International banking needs the right regulation to ensure the world economy remains open and develops in the right way, according to the deputy governor of the Bank of England.
Andrew Bailey expressed the views during the annual international banking conference at the British Banker's Association.
"The five or six years since the outbreak of the financial crisis have seen signs of the reversal of some aspects of the greater openness we had seen in the 1980s and 1990s," he said.
"The banking system has become more fragmented or 'balkanised'" he continued, and that was a danger to "maintaining and developing the world economy".
Problems in the financial crisis included sovereign credit worthiness, the interruption of credit flows and the experiences of dealing with failed banks headquartered in other countries, he added.
The too-big-to-fail phenomenon, and governments' ability to wind down a bank which is integral to the national economy, are key to restoring confidence in banking around the world.

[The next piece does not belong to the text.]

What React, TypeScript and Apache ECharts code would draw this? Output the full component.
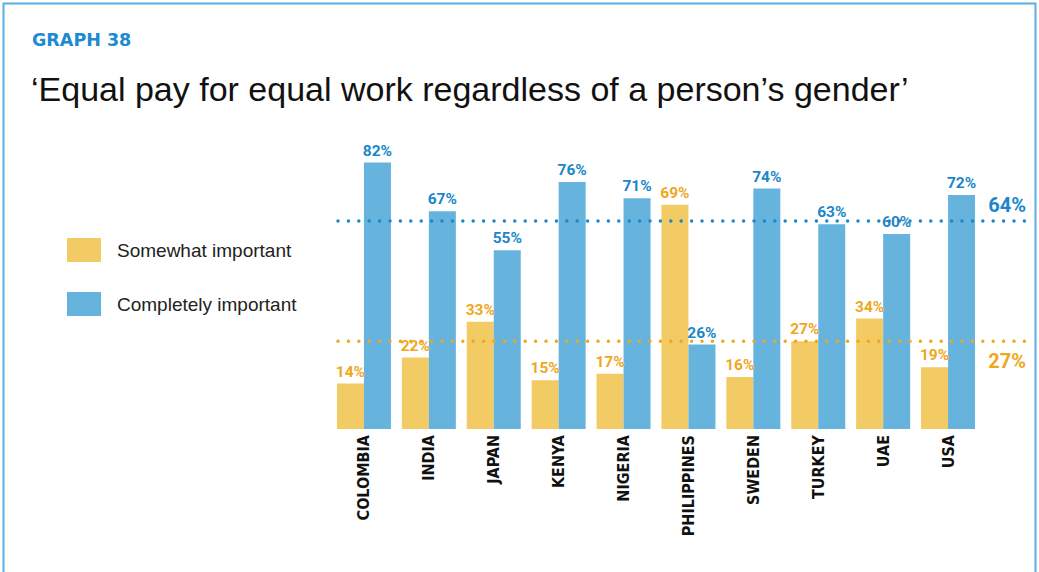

"For me, the big point here is to achieve resolution planning which creates sufficient confidence among national authorities that there is greater trust, and therefore a greater willingness to assume, for instance, that capital and liquid assets are moveable and can be employed across countries when needed.
"It is an essential pre-condition for confidence in cross-border bank activity and likewise it provides an important counterweight to policies that trap capital and liquid assets in host jurisdictions."
China And The City
Bailey laid out the reforms the BoE has made to facilitate the resumption of cross-border banking, and gave the example of China.
The Prudential Regulation Authority, which he also heads, announced that it will allow Chinese banks to open branches in the UK this week.
This came in the context of senior political figures visiting China including Chancellor George Osborne who is keen for Britain to forge economic ties with the world's second most important economy.
China is also looking to internationalise its renminbi currency though trade in financial centres outside the country.
Many bankers in the City of London have seen this as a potential goldmine to make London the main centre for trading in renminbi outside China.
Bailey tied the PRA's decision to allow Chinese banks to open branches in the UK to the efforts to harmonise international banking regulation and cross-border flows.
"In the run-up to the launch of the PRA, in April, we set out our approach to supervising subsidiaries and branches from overseas, and in this context the announcement on China is not a surprise," he said.
"Our stance is sensibly cautious, but not I think restrictive. And, let me reiterate that it is a general policy, not a China policy, and it is consistent with promoting the benefits of an open world economy."